Modal Verbs To Express Ability | Modals of Ability

How to use Modals of Ability in English with examples.

Learn Modal Verbs To Express Ability

Ability can be expressed using modal verbs and phrases. English learners often prefer to use be able to because it is the easiest to form. As learners progress, they begin to use can, could, and managed to.

While the present forms are simple, the past forms have particular rules which must be followed.

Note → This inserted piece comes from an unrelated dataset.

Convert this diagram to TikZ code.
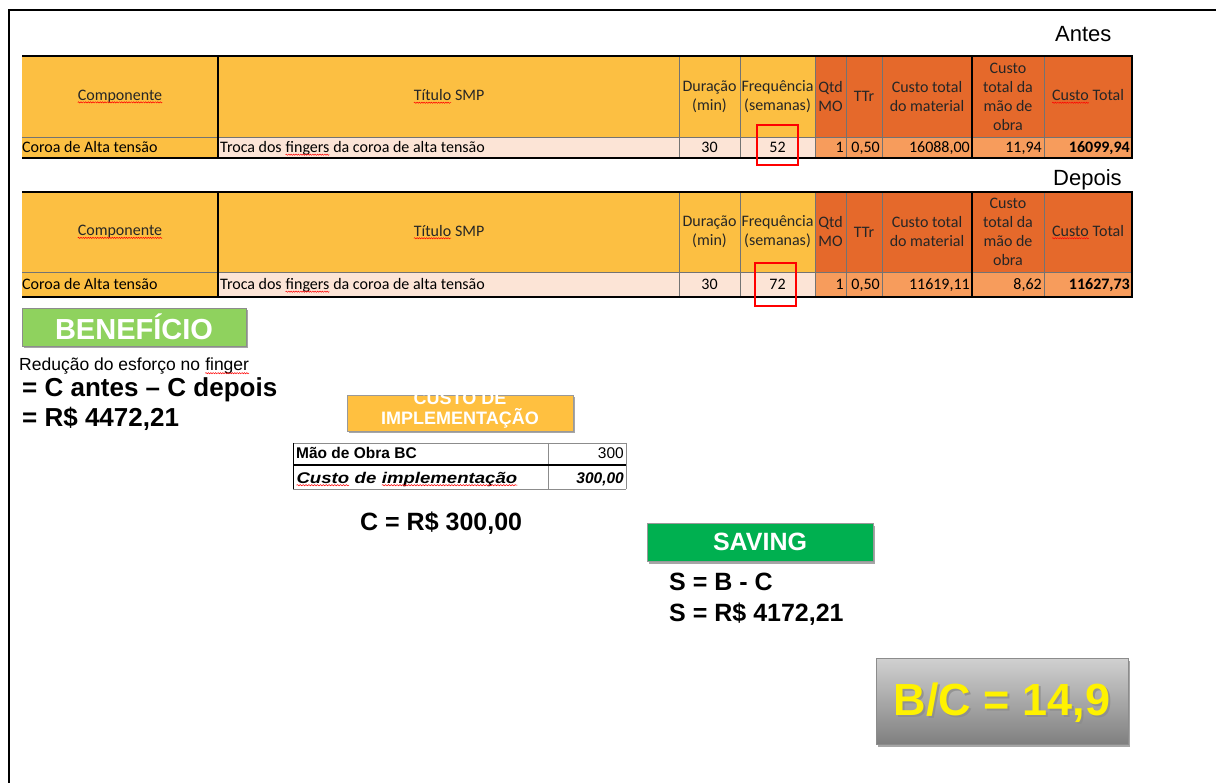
\documentclass[tikz,border=0pt]{standalone}
\usepackage{fontspec}
\usepackage{graphicx}
\setmainfont{Liberation Sans}
\newfontfamily\calfont{Carlito}
\usetikzlibrary{shadows,decorations.pathmorphing}
\definecolor{hdrY}{HTML}{FCBF42}
\definecolor{hdrO}{HTML}{E5692B}
\definecolor{rowP}{HTML}{FCE4D6}
\definecolor{rowO}{HTML}{F79C5C}
\definecolor{benG}{HTML}{8FD25E}
\definecolor{savG}{HTML}{00B050}
\definecolor{cusO}{HTML}{FFC040}
\newcommand\sqw[1]{\tikz[baseline=(sqt.base)]{\node[inner sep=0pt,outer sep=0pt,anchor=base,draw=none,fill=none,text height=,text depth=](sqt){#1};\draw[red,line width=0.5pt,decorate,decoration={snake,amplitude=0.6pt,segment length=2.4pt}]([yshift=-2.2pt]sqt.base west)--([yshift=-2.2pt]sqt.base east);}}
\tikzset{
  gridl/.style={draw=black!55,line width=0.8pt},
  gridk/.style={draw=black,line width=1.3pt},
  hd/.style={font=\calfont\fontsize{16}{19}\selectfont,align=center,inner sep=0pt,text=black!85},
  cellw/.style={font=\calfont\fontsize{16}{19}\selectfont,inner sep=0pt,anchor=base west},
  celle/.style={font=\calfont\fontsize{16}{19}\selectfont,inner sep=0pt,anchor=base east},
  cellc/.style={font=\calfont\fontsize{16}{19}\selectfont,inner sep=0pt,anchor=base},
  redbox/.style={draw=red,line width=2pt},
  shad/.style={drop shadow={shadow xshift=1.5pt,shadow yshift=-2.5pt,opacity=0.35,fill=black}},
  big/.style={font=\bfseries,inner sep=0pt,anchor=base west},
}
\newcommand\smptab[8]{%
 \fill[hdrY] (22,#2) rectangle (815,#3);
 \fill[hdrO] (815,#2) rectangle (1132,#3);
 \fill[hdrY] (22,#3) rectangle (218,#4);
 \fill[rowP] (218,#3) rectangle (815,#4);
 \fill[rowO] (815,#3) rectangle (1132,#4);
 \draw[gridl] (22,#3) -- (1132,#3);
 \foreach \c in {679,740,815,846,882,1044} \draw[gridl] (\c,#2) -- (\c,#4);
 \draw[gridk] (218,#2) -- (218,#4) (972,#2) -- (972,#4);
 \draw[gridk] (22,#2) -- (1132,#2) -- (1132,#4) -- (22,#4);
 \node[hd] (#1comp) at (120,{(#2+#3)/2}) {\sqw{Componente}};
 \node[hd] (#1tit) at (449,{(#2+#3)/2}) {\sqw{Título} SMP};
 \node[hd] (#1dur) at (709.5,{(#2+#3)/2}) {Duração\\(min)};
 \node[hd] (#1freq) at (777.5,{(#2+#3)/2}) {Frequência\\(semanas)};
 \node[hd] (#1qtd) at (830.5,{(#2+#3)/2}) {Qtd\\MO};
 \node[hd] (#1ttr) at (864,{(#2+#3)/2}) {TTr};
 \node[hd] (#1mat) at (927,{(#2+#3)/2}) {Custo total\\do material};
 \node[hd] (#1mao) at (1008,{(#2+#3)/2}) {Custo\\total da\\mão de\\obra};
 \node[hd] (#1tot) at (1088,{(#2+#3)/2}) {\sqw{Custo} Total};
 \node[cellw] (#1vcomp) at (22,{(#3+#4)/2+5}) {Coroa de Alta tensão};
 \node[cellw] (#1vtit) at (220,{(#3+#4)/2+5}) {Troca dos \sqw{fingers} da coroa de alta tensão};
 \node[cellc] (#1vdur) at (709.5,{(#3+#4)/2+5}) {30};
 \node[cellc] (#1vfreq) at (777.5,{(#3+#4)/2+5}) {#5};
 \node[celle] (#1vqtd) at (844,{(#3+#4)/2+5}) {1};
 \node[celle] (#1vttr) at (880,{(#3+#4)/2+5}) {0,50};
 \node[celle] (#1vmat) at (970,{(#3+#4)/2+5}) {#6};
 \node[celle] (#1vmao) at (1042,{(#3+#4)/2+5}) {#7};
 \node[celle] (#1vtot) at (1130,{(#3+#4)/2+5}) {\bfseries #8};
}
\begin{document}
\begin{tikzpicture}[x=1pt,y=-1pt]
\useasboundingbox (0,0) rectangle (1216,783);
\fill[white] (0,0) rectangle (1216,783);
% frame
\draw[black,line width=2pt] (9,783) -- (9,10) -- (1216,10);
% titles
\node[font=\fontsize{22}{26}\selectfont,inner sep=0pt,anchor=base west] (antes) at (1055,42) {Antes};
\node[font=\fontsize{22}{26}\selectfont,inner sep=0pt,anchor=base west] (depois) at (1053,186) {Depois};
% tables
\smptab{a}{56}{137}{158}{52}{16088,00}{11,94}{16099,94}
\smptab{b}{192}{272}{297}{72}{11619,11}{8,62}{11627,73}
\draw[redbox] (757,125) rectangle (798,165);
\draw[redbox] (755,263) rectangle (796,306);
% beneficio
\node[shad,fill=benG,draw=black!45,line width=0.8pt,minimum width=224pt,minimum height=38pt,inner sep=0pt,font=\bfseries\fontsize{29}{32}\selectfont,text=white] (ben) at (134,327) {BENEFÍCIO};
\node[inner sep=0pt,anchor=base west,font=\fontsize{17.5}{20}\selectfont] (red) at (19,371) {Redução do esforço no \sqw{finger}};
\node[big,font=\bfseries\fontsize{26}{30}\selectfont] (cac) at (22,397) {= C antes – C depois};
\node[big,font=\bfseries\fontsize{26}{30}\selectfont] (bval) at (22,427) {= R\$ 4472,21};
% custo de implementacao
\node[shad,fill=cusO,draw=black!40,line width=0.8pt,minimum width=226pt,minimum height=36pt,inner sep=0pt] (cus) at (460,413) {};
\begin{scope}
\clip (347,395) rectangle (573,431);
\node[inner sep=0pt,font=\bfseries\fontsize{18}{20}\selectfont,text=white,align=center] (custxt) at (460,410) {CUSTO DE\\IMPLEMENTAÇÃO};
\end{scope}
% small table
\draw[black!45,line width=0.8pt] (293,443) -- (626,443) (293,489) -- (626,489) (548,443) -- (548,489) (626,443) -- (626,489);
\draw[black,line width=1.2pt] (293,465) -- (626,465);
\draw[black,line width=1pt] (293,443) -- (293,489);
\node[inner sep=0pt,anchor=base west,font=\bfseries\fontsize{15.5}{18}\selectfont] (mob) at (296,459) {Mão de Obra BC};
\node[inner sep=0pt,anchor=base east,font=\fontsize{15.5}{18}\selectfont] (mobv) at (624,459) {300};
\node[inner sep=0pt,anchor=base west,font=\bfseries\itshape\fontsize{15.5}{18}\selectfont] (cimp) at (296,483) {\scalebox{1.2}[1]{\sqw{Custo} de \sqw{implementação}}};
\node[inner sep=0pt,anchor=base east,font=\bfseries\itshape\fontsize{15.5}{18}\selectfont] (cimpv) at (624,483) {300,00};
\node[big,font=\bfseries\fontsize{25}{30}\selectfont] (cval) at (360,530) {C = R\$ 300,00};
% saving
\node[shad,fill=savG,draw=black!40,line width=0.8pt,minimum width=226pt,minimum height=38pt,inner sep=0pt,font=\bfseries\fontsize{25}{28}\selectfont,text=white] (sav) at (760,542) {SAVING};
\node[big,font=\bfseries\fontsize{25}{30}\selectfont] (sbc) at (669,590) {S = B - C};
\node[big,font=\bfseries\fontsize{25}{30}\selectfont] (sval) at (669,621) {S = R\$ 4172,21};
% B/C
\node[shad,top color=black!18,bottom color=black!50,draw=black!45,line width=1pt,minimum width=252pt,minimum height=86pt,inner sep=0pt] (bc) at (1002,701) {};
\node[inner sep=0pt,font=\bfseries\fontsize{45}{50}\selectfont,text=black!45,opacity=0.8] (bcs) at (1004,705) {B/C = 14,9};
\node[inner sep=0pt,font=\bfseries\fontsize{45}{50}\selectfont,text=yellow] (bct) at (1002,703) {B/C = 14,9};
\end{tikzpicture}
\end{document}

The most important rules relate to general ability and specific ability.

  • General ability means that a person had the ability to do something at all times and in all situations.
  • Specific ability means that the person had the ability to do something in a specific situation or at a specific time.

How to Use Modal Verbs To Express Ability

Present Forms | Modals of Ability

Be able to

  • Form:

Is/am/are(not) able to + main verb

  • Usage:

This form may be used in positive or negative, for general or specific ability.

  • Examples:

James is able to cook steak.

David is not able to cook steak.

Can/Can’t

  • Form:

Can/Can’t + main verb

  • Usage:

This form may be used in positive or negative, for general or specific ability.

  • Examples:

Richard can speak French fluently.

Gabriella can’t speak French fluently.

Past Forms | Modals of Ability

Be able to

  • Form:

Was/were(not) able to + main verb

  • Usage:

This form may be used, in positive or negative, for general or specific ability.

  • Examples:

Max was able to swim fast when he was a young boy.

Jennifer was not able to dance when she was eight.

Could/Couldn’t

  • Form:

Could/Couldn’t + verb

  • Usage:

Could, in positive, is only used for general ability.

Couldn’t is used for general or specific.

  • Examples:

I could swim when I was six.

My sister couldn’t play the piano when she was five.

Managed to

  • Form:

Managed to + verb

  • Usage:

This form is only used for specific ability: one time, one situation.

  • Example:

Police finally managed to catch the culprit.

Future Forms | Modals of Ability

Be able to

  • Form:

Will/won’t able to + main verb

  • Usage:

This form is only used for general ability.

  • Example:

Journalists will be able to preview the exhibition tomorrow.

Can/can’t

  • Form:

Can/Can’t + verb

  • Usage:

This form may be used, in positive or negative, for general or specific ability.

  • Examples:

I can help you tomorrow.

I can’t come to her birthday party.

Modals of Ability | Image

Modal Verbs To Express Ability | Modals of Ability

Modal Verbs To Express Ability | Modals of Ability

Typical Mistakes | Modal Verbs To Express Ability

The typical mistakes learners make are to use could for past positive specific ability.

Example:

My friend’s phone was engaged all day yesterday. Finally, late in the evening, I could speak to him.

In this sentence, we should use I was able to speak to or I managed to speak to him.